We believe that interested members of the York College community will find these papers informative, indicative of the kinds of research, thinking, and writing that takes place in the Writing Program, and, most of all, enjoyable to read. If you are a member of the faculty, we hope the selections can be a starting point for conversations about writing development, and we encourage you to talk with us about the relationship between the kinds of writing valued in your own discipline and the writing in Writing 301, 302, or 303. If you are a student, we hope you will find the subject matter of these papers engaging. We encourage you to submit your own Writing 300 paper for possible inclusion in a future volume of the journal. As with the contributions to the first two volumes of The York Scholar , the papers published here appear in essentially the same form that the students' professors received them. We have lightly copyedited the contributions for publication, but have not altered the writing in any substantive ways. In one instance, we have published a student's paper with fewer illustrations than appeared in the original.
This publication would not have been possible without the support of the Office of Academic Affairs. The College-Wide Writing Program provided important clerical assistance, while Printing Services handled the physical printing of The York Scholar . Of course, the real work behind the contributions to The York Scholar was completed before we read a single submission.

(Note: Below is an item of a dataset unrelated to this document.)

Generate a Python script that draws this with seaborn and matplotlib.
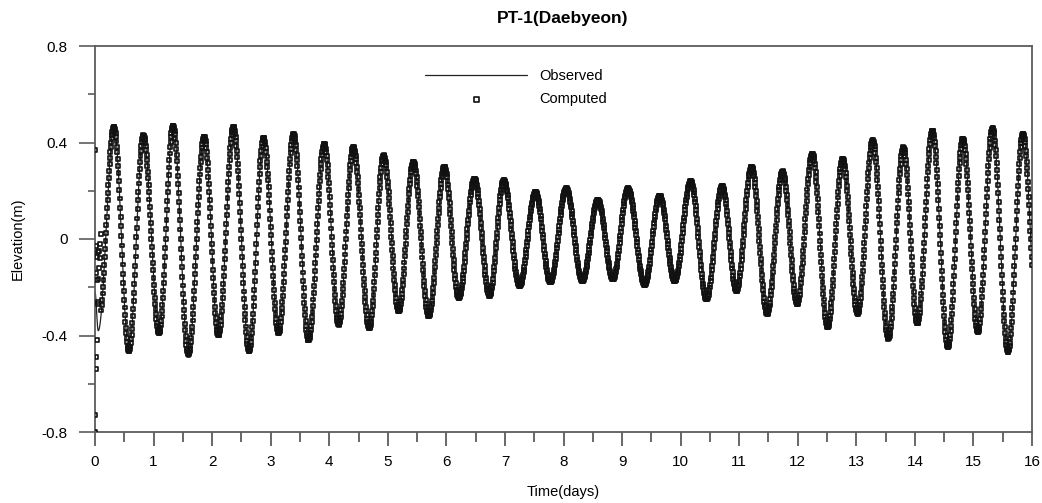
import numpy as np
import pandas as pd
import matplotlib
matplotlib.use("Agg")
import matplotlib.pyplot as plt
from matplotlib.ticker import MultipleLocator, FixedLocator
import seaborn as sns

# Times (days) of successive highs and lows of the tide record
extreme_days = [
    0.000, 0.055, 0.325, 0.580, 0.826, 1.094, 1.334, 1.596, 1.864, 2.108,
    2.365, 2.633, 2.878, 3.134, 3.391, 3.647, 3.916, 4.161, 4.412, 4.685,
    4.930, 5.186, 5.438, 5.700, 5.968, 6.212, 6.481, 6.737, 6.982, 7.250,
    7.524, 7.775, 8.049, 8.322, 8.589, 8.846, 9.102, 9.388, 9.644, 9.901,
    10.174, 10.443, 10.710, 10.956, 11.212, 11.479, 11.742, 11.992, 12.249, 12.512,
    12.768, 13.025, 13.281, 13.548, 13.805, 14.044, 14.300, 14.564, 14.820, 15.077,
    15.327, 15.590, 15.846, 16.110,
]

# Observed elevation (m) at those highs and lows
observed_extremes = [
    -0.22, -0.38, 0.46, -0.46, 0.43, -0.385, 0.465, -0.475, 0.425, -0.40,
    0.465, -0.46, 0.42, -0.385, 0.435, -0.42, 0.395, -0.35, 0.38, -0.37,
    0.347, -0.30, 0.32, -0.316, 0.30, -0.24, 0.25, -0.233, 0.243, -0.19,
    0.19, -0.178, 0.21, -0.17, 0.147, -0.157, 0.20, -0.19, 0.16, -0.164,
    0.238, -0.233, 0.218, -0.20, 0.30, -0.31, 0.278, -0.268, 0.354, -0.365,
    0.333, -0.31, 0.41, -0.413, 0.38, -0.35, 0.45, -0.447, 0.416, -0.385,
    0.46, -0.468, 0.437, -0.44,
]

# Model elevation (m) at the same highs and lows
computed_extremes = [
    -0.22, -0.38, 0.465, -0.465, 0.43, -0.39, 0.47, -0.48, 0.425, -0.40,
    0.465, -0.465, 0.42, -0.39, 0.435, -0.42, 0.395, -0.355, 0.38, -0.37,
    0.347, -0.30, 0.32, -0.32, 0.30, -0.245, 0.25, -0.235, 0.243, -0.195,
    0.195, -0.18, 0.21, -0.175, 0.162, -0.168, 0.21, -0.19, 0.18, -0.175,
    0.24, -0.25, 0.22, -0.215, 0.30, -0.31, 0.28, -0.27, 0.354, -0.365,
    0.333, -0.31, 0.41, -0.413, 0.38, -0.35, 0.45, -0.447, 0.416, -0.385,
    0.46, -0.468, 0.437, -0.44,
]

# Model spin-up values during the first hours of the run
spinup_days = [0.000, 0.004, 0.008, 0.012, 0.018, 0.022, 0.026, 0.030, 0.035, 0.040,
               0.045, 0.050, 0.055, 0.060, 0.065, 0.072, 0.080, 0.090, 0.100]
spinup_elev = [-0.80, 0.37, -0.73, -0.14, -0.54, -0.03, -0.49, -0.17, -0.42, -0.075,
               -0.26, -0.055, -0.27, -0.165, -0.05, -0.12, -0.08, -0.02, 0.02]

x_ticks = list(range(0, 17))
y_ticks = [-0.8, -0.4, 0.0, 0.4, 0.8]
y_tick_labels = ["-0.8", "-0.4", "0", "0.4", "0.8"]


def tide_between_extremes(t_ext, v_ext, t):
    """Half-cosine swing between each high and the following low."""
    t_ext = np.asarray(t_ext)
    v_ext = np.asarray(v_ext)
    i = np.clip(np.searchsorted(t_ext, t, side="right") - 1, 0, len(t_ext) - 2)
    t0, t1 = t_ext[i], t_ext[i + 1]
    v0, v1 = v_ext[i], v_ext[i + 1]
    s = (t - t0) / (t1 - t0)
    return v0 + (v1 - v0) * (1 - np.cos(np.pi * s)) / 2


t_obs = np.arange(0.0, 16.0 + 1e-9, 0.004)
observed = pd.DataFrame({"day": t_obs,
                         "elev": tide_between_extremes(extreme_days, observed_extremes, t_obs)})

# model output every 10 minutes
t_cmp = np.arange(0.11, 16.0 + 1e-9, 1 / 144)
computed = pd.DataFrame({
    "day": np.concatenate([spinup_days, t_cmp]),
    "elev": np.concatenate([spinup_elev,
                            tide_between_extremes(extreme_days, computed_extremes, t_cmp)]),
})

sns.set_style("ticks")
plt.rcParams["font.family"] = ["Liberation Sans", "DejaVu Sans"]
plt.rcParams["text.color"] = "black"
plt.rcParams["xtick.labelcolor"] = "black"
plt.rcParams["ytick.labelcolor"] = "black"

W, H = 1042, 503
fig = plt.figure(figsize=(W / 100, H / 100), dpi=100)
ax = fig.add_axes([95 / W, 1 - 432 / H, (1032 - 95) / W, (432 - 46) / H])

sns.lineplot(data=observed, x="day", y="elev", ax=ax, color="#222222",
             linewidth=0.9, label="Observed", zorder=2)
sns.scatterplot(data=computed, x="day", y="elev", ax=ax, marker="s", s=8,
                facecolor="none", edgecolor="#111111", linewidth=1.2,
                label="Computed", zorder=3)

ax.set_xlim(0, 16)
ax.set_ylim(-0.8, 0.8)
ax.set_xlabel("")
ax.set_ylabel("")

ax.xaxis.set_major_locator(FixedLocator(x_ticks))
ax.xaxis.set_minor_locator(MultipleLocator(0.5))
ax.yaxis.set_major_locator(FixedLocator(y_ticks))
ax.yaxis.set_minor_locator(MultipleLocator(0.2))
ax.set_yticklabels(y_tick_labels)

spine_color = "#5c5c5c"
for sp in ax.spines.values():
    sp.set_visible(True)
    sp.set_color(spine_color)
    sp.set_linewidth(1.3)

ax.tick_params(axis="x", which="major", direction="out", length=10, width=1.3,
               color=spine_color, pad=6.5, labelsize=11, labelcolor="black")
ax.tick_params(axis="x", which="minor", direction="out", length=7, width=1.3,
               color=spine_color)
ax.tick_params(axis="y", which="major", direction="out", length=11.5, width=1.2,
               color=spine_color, pad=8, labelsize=11, labelcolor="black")
ax.tick_params(axis="y", which="minor", direction="out", length=5, width=1.2,
               color=spine_color)
ax.tick_params(top=False, right=False, which="both")

fig.text(563 / W, 1 - 18 / H, "PT-1(Daebyeon)", ha="center", va="center",
         fontsize=12.5, fontweight="bold", color="black")
fig.text(563 / W, 1 - 492 / H, "Time(days)", ha="center", va="center",
         fontsize=10.5, color="black")
fig.text(18 / W, 1 - 239 / H, "Elevation(m)", ha="center", va="center",
         fontsize=10.5, rotation=90, color="black")

leg = ax.legend(loc="upper left", bbox_to_anchor=(418 / W, 1 - 62 / H),
                bbox_transform=fig.transFigure, frameon=False, fontsize=10.5,
                handlelength=7, handletextpad=0.8, labelspacing=0.6,
                borderpad=0, markerscale=1.3)
for txt in leg.get_texts():
    txt.set_color("black")

fig.savefig("out.png", dpi=100)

We owe a debt of gratitude to the many faculty and students who labored in Writing 301, 302, and 303 in Spring 2005 and Fall 2005. Without their hard work and joint commitment to learning and writing development there would be no papers to review. Thank you.
After three years with The York Scholar , Cynthia R. Haller is stepping down as co-editor. Beginning in January 2007, she becomes an Acting Associate Dean working in the Office of Academic Affairs at York College. While she will no longer work on The York Scholar , her responsibilities as Associate Dean include oversight of The College-Wide Writing Program and matters related to writing and learning. As she reflected on the place of The York Scholar at the College, she wrote the following words.
After seeing the germ of an idea for a publication of student research come to life in The York Scholar a few years ago, I take great pleasure in the publication of this third volume. Student writing, especially work of sustained intensity such as the research papers composed in the Writing 300 courses, deserves an audience larger than one. Indeed, most writing outside the academy is engaged in not as a solitary enterprise, but as a way of communicating one's thoughts and ideas in some arena of action, where those ideas can make a difference in people's beliefs and choices in the world. When writing stays in the classroom, it remains inert; when it goes out into the world, it gains the potential to change things. I trust that York's students, through their voices in these articles, will expand their readers' understanding of and opinions regarding the subjects on which they write.